-- Exercise --
Copy the data below exactly, omitting any picture it contains.
══ Data provided ══
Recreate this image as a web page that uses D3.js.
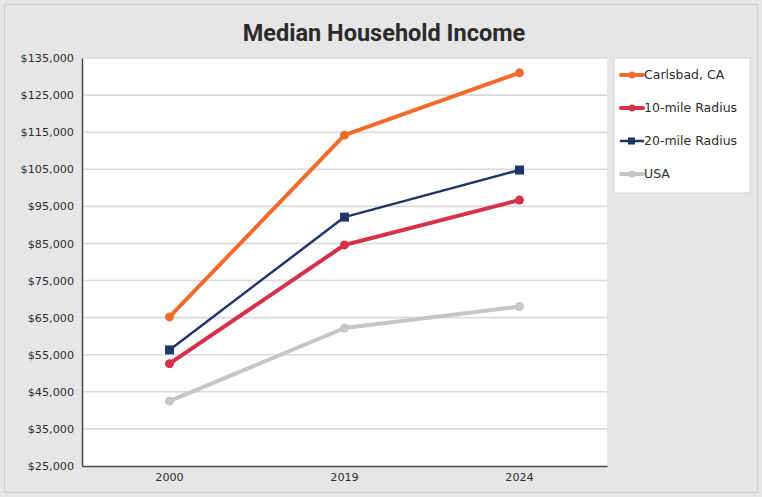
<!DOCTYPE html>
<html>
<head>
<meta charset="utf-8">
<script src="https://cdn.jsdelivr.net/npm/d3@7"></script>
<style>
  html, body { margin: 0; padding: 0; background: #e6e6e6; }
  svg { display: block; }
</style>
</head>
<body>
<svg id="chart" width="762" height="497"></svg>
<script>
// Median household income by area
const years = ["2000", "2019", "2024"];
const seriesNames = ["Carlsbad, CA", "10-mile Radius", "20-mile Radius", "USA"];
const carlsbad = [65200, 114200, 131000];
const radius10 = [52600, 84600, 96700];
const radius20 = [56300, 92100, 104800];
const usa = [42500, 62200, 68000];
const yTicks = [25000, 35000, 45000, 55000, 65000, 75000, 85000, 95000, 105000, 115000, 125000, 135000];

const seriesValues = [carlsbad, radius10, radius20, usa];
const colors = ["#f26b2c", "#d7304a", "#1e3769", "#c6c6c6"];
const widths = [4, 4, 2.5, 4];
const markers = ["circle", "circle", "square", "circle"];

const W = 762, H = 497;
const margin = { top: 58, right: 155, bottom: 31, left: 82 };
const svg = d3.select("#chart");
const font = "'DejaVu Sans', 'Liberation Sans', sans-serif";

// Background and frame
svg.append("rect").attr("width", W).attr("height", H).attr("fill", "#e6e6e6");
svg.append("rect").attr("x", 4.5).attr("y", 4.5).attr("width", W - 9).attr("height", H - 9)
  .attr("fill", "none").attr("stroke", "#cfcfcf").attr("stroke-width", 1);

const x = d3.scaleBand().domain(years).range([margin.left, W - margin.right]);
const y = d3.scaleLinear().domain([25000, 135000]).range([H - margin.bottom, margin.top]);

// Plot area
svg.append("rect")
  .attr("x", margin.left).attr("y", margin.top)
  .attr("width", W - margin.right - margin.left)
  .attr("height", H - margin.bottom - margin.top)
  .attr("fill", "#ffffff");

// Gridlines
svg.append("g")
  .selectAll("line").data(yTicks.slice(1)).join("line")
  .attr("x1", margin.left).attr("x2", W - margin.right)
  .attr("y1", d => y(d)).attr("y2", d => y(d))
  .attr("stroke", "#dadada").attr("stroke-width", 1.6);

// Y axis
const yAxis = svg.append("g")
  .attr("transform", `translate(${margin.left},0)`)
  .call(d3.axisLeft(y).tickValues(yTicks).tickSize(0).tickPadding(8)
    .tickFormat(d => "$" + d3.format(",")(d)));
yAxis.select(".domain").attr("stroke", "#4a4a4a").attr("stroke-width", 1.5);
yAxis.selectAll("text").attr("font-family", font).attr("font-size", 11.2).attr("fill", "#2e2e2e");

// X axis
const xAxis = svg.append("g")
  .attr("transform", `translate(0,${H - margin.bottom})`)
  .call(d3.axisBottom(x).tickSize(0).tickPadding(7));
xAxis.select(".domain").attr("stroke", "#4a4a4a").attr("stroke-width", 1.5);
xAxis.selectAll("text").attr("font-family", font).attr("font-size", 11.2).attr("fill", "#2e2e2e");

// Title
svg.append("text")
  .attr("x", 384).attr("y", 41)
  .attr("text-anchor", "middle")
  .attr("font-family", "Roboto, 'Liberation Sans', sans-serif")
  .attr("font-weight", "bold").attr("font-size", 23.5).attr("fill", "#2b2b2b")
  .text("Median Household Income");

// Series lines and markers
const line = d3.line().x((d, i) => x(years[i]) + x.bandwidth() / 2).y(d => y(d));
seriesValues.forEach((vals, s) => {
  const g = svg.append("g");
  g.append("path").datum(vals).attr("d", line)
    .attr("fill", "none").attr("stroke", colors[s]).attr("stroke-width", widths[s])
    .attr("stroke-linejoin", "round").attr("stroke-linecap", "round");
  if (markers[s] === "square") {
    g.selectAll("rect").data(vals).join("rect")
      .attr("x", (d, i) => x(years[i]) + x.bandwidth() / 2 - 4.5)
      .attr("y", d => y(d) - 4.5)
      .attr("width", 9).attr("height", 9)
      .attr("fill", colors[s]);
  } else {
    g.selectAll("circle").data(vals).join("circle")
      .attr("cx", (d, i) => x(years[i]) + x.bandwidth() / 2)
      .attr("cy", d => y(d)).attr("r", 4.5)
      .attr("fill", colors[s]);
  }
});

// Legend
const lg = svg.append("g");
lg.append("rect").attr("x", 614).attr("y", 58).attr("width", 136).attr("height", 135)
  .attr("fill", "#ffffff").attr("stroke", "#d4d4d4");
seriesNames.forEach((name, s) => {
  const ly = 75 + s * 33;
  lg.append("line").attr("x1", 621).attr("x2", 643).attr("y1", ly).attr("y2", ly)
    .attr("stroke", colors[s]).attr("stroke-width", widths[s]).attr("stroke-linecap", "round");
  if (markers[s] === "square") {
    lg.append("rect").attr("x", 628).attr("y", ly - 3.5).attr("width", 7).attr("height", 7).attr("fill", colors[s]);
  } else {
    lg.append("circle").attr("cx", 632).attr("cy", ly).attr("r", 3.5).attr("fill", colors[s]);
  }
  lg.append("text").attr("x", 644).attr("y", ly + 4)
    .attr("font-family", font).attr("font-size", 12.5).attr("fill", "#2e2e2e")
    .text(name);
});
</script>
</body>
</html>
═══
-- Result for this exercise --
Recreate this image as a web page that uses D3.js.
<!DOCTYPE html>
<html>
<head>
<meta charset="utf-8">
<script src="https://cdn.jsdelivr.net/npm/d3@7"></script>
<style>
  html, body { margin: 0; padding: 0; background: #e6e6e6; }
  svg { display: block; }
</style>
</head>
<body>
<svg id="chart" width="762" height="497"></svg>
<script>
// Median household income by area
const years = ["2000", "2019", "2024"];
const seriesNames = ["Carlsbad, CA", "10-mile Radius", "20-mile Radius", "USA"];
const carlsbad = [65200, 114200, 131000];
const radius10 = [52600, 84600, 96700];
const radius20 = [56300, 92100, 104800];
const usa = [42500, 62200, 68000];
const yTicks = [25000, 35000, 45000, 55000, 65000, 75000, 85000, 95000, 105000, 115000, 125000, 135000];

const seriesValues = [carlsbad, radius10, radius20, usa];
const colors = ["#f26b2c", "#d7304a", "#1e3769", "#c6c6c6"];
const widths = [4, 4, 2.5, 4];
const markers = ["circle", "circle", "square", "circle"];

const W = 762, H = 497;
const margin = { top: 58, right: 155, bottom: 31, left: 82 };
const svg = d3.select("#chart");
const font = "'DejaVu Sans', 'Liberation Sans', sans-serif";

// Background and frame
svg.append("rect").attr("width", W).attr("height", H).attr("fill", "#e6e6e6");
svg.append("rect").attr("x", 4.5).attr("y", 4.5).attr("width", W - 9).attr("height", H - 9)
  .attr("fill", "none").attr("stroke", "#cfcfcf").attr("stroke-width", 1);

const x = d3.scaleBand().domain(years).range([margin.left, W - margin.right]);
const y = d3.scaleLinear().domain([25000, 135000]).range([H - margin.bottom, margin.top]);

// Plot area
svg.append("rect")
  .attr("x", margin.left).attr("y", margin.top)
  .attr("width", W - margin.right - margin.left)
  .attr("height", H - margin.bottom - margin.top)
  .attr("fill", "#ffffff");

// Gridlines
svg.append("g")
  .selectAll("line").data(yTicks.slice(1)).join("line")
  .attr("x1", margin.left).attr("x2", W - margin.right)
  .attr("y1", d => y(d)).attr("y2", d => y(d))
  .attr("stroke", "#dadada").attr("stroke-width", 1.6);

// Y axis
const yAxis = svg.append("g")
  .attr("transform", `translate(${margin.left},0)`)
  .call(d3.axisLeft(y).tickValues(yTicks).tickSize(0).tickPadding(8)
    .tickFormat(d => "$" + d3.format(",")(d)));
yAxis.select(".domain").attr("stroke", "#4a4a4a").attr("stroke-width", 1.5);
yAxis.selectAll("text").attr("font-family", font).attr("font-size", 11.2).attr("fill", "#2e2e2e");

// X axis
const xAxis = svg.append("g")
  .attr("transform", `translate(0,${H - margin.bottom})`)
  .call(d3.axisBottom(x).tickSize(0).tickPadding(7));
xAxis.select(".domain").attr("stroke", "#4a4a4a").attr("stroke-width", 1.5);
xAxis.selectAll("text").attr("font-family", font).attr("font-size", 11.2).attr("fill", "#2e2e2e");

// Title
svg.append("text")
  .attr("x", 384).attr("y", 41)
  .attr("text-anchor", "middle")
  .attr("font-family", "Roboto, 'Liberation Sans', sans-serif")
  .attr("font-weight", "bold").attr("font-size", 23.5).attr("fill", "#2b2b2b")
  .text("Median Household Income");

// Series lines and markers
const line = d3.line().x((d, i) => x(years[i]) + x.bandwidth() / 2).y(d => y(d));
seriesValues.forEach((vals, s) => {
  const g = svg.append("g");
  g.append("path").datum(vals).attr("d", line)
    .attr("fill", "none").attr("stroke", colors[s]).attr("stroke-width", widths[s])
    .attr("stroke-linejoin", "round").attr("stroke-linecap", "round");
  if (markers[s] === "square") {
    g.selectAll("rect").data(vals).join("rect")
      .attr("x", (d, i) => x(years[i]) + x.bandwidth() / 2 - 4.5)
      .attr("y", d => y(d) - 4.5)
      .attr("width", 9).attr("height", 9)
      .attr("fill", colors[s]);
  } else {
    g.selectAll("circle").data(vals).join("circle")
      .attr("cx", (d, i) => x(years[i]) + x.bandwidth() / 2)
      .attr("cy", d => y(d)).attr("r", 4.5)
      .attr("fill", colors[s]);
  }
});

// Legend
const lg = svg.append("g");
lg.append("rect").attr("x", 614).attr("y", 58).attr("width", 136).attr("height", 135)
  .attr("fill", "#ffffff").attr("stroke", "#d4d4d4");
seriesNames.forEach((name, s) => {
  const ly = 75 + s * 33;
  lg.append("line").attr("x1", 621).attr("x2", 643).attr("y1", ly).attr("y2", ly)
    .attr("stroke", colors[s]).attr("stroke-width", widths[s]).attr("stroke-linecap", "round");
  if (markers[s] === "square") {
    lg.append("rect").attr("x", 628).attr("y", ly - 3.5).attr("width", 7).attr("height", 7).attr("fill", colors[s]);
  } else {
    lg.append("circle").attr("cx", 632).attr("cy", ly).attr("r", 3.5).attr("fill", colors[s]);
  }
  lg.append("text").attr("x", 644).attr("y", ly + 4)
    .attr("font-family", font).attr("font-size", 12.5).attr("fill", "#2e2e2e")
    .text(name);
});
</script>
</body>
</html>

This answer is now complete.